• **Set problem**
Every line below that mentions the word "this" should be copied out.

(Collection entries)
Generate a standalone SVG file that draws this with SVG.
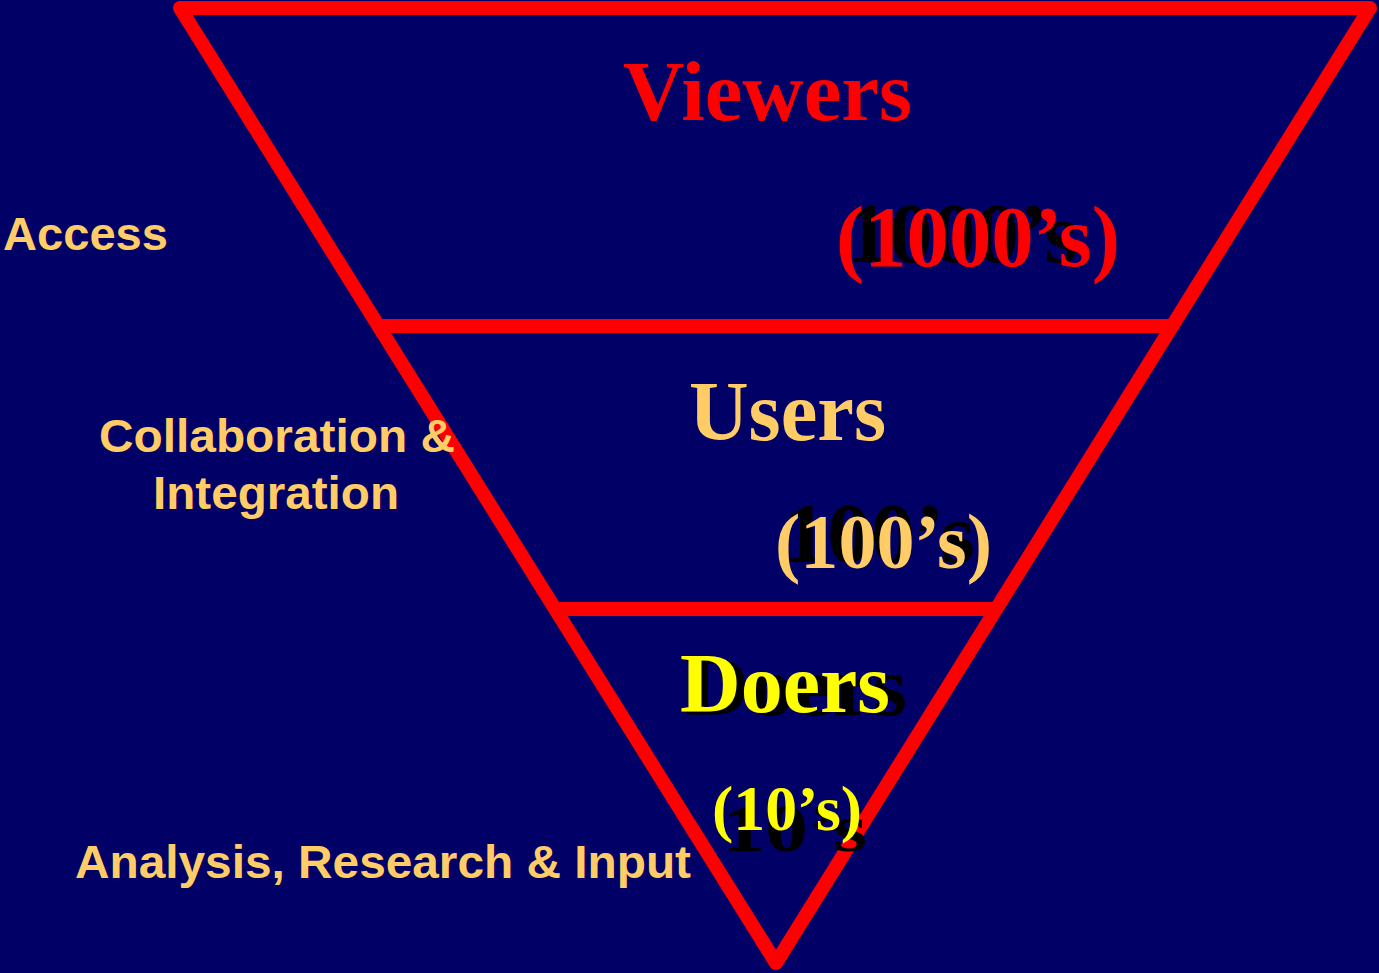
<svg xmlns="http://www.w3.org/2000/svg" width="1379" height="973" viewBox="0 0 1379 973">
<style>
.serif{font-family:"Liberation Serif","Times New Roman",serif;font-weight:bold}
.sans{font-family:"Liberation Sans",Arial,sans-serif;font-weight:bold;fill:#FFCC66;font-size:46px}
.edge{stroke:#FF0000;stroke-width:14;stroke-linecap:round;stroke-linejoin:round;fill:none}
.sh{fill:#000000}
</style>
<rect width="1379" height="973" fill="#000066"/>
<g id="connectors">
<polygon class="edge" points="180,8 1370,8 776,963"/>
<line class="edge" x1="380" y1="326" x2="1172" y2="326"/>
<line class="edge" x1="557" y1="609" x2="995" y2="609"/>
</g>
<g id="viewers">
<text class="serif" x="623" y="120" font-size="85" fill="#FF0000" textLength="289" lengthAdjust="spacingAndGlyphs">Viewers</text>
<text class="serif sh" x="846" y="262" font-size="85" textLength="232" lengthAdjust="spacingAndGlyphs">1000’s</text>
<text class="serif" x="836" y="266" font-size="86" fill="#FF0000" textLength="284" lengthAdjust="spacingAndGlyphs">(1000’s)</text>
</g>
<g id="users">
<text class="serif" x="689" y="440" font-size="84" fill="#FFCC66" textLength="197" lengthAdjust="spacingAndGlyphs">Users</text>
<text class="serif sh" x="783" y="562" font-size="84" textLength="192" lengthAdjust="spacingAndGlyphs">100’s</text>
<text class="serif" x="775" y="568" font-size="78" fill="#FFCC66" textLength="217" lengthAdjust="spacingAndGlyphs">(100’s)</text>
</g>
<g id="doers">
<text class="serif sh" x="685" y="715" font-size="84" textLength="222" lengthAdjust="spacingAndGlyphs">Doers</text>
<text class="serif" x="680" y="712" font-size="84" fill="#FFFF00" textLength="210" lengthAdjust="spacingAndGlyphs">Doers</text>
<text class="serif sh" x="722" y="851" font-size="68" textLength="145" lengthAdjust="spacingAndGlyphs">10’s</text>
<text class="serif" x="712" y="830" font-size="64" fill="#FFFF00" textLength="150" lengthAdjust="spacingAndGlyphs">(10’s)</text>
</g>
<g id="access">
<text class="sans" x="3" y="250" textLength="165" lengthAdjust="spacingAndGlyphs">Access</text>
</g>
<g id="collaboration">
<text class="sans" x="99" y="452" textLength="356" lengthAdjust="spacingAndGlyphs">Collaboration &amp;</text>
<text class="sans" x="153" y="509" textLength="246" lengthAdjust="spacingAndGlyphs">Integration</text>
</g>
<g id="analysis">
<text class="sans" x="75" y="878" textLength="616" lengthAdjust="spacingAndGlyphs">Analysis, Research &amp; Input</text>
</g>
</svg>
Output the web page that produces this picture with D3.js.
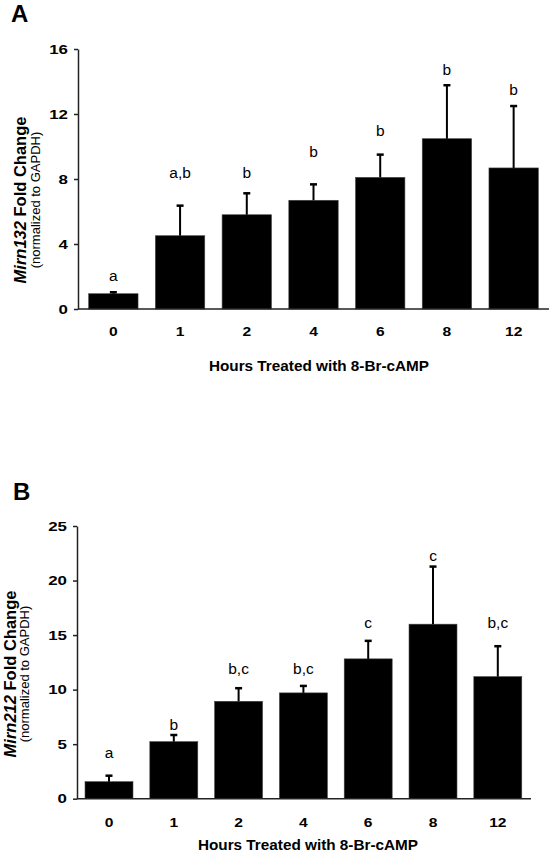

• **In response**
Generate a standalone SVG file that draws this with SVG.
Output the web page that produces this picture with D3.js.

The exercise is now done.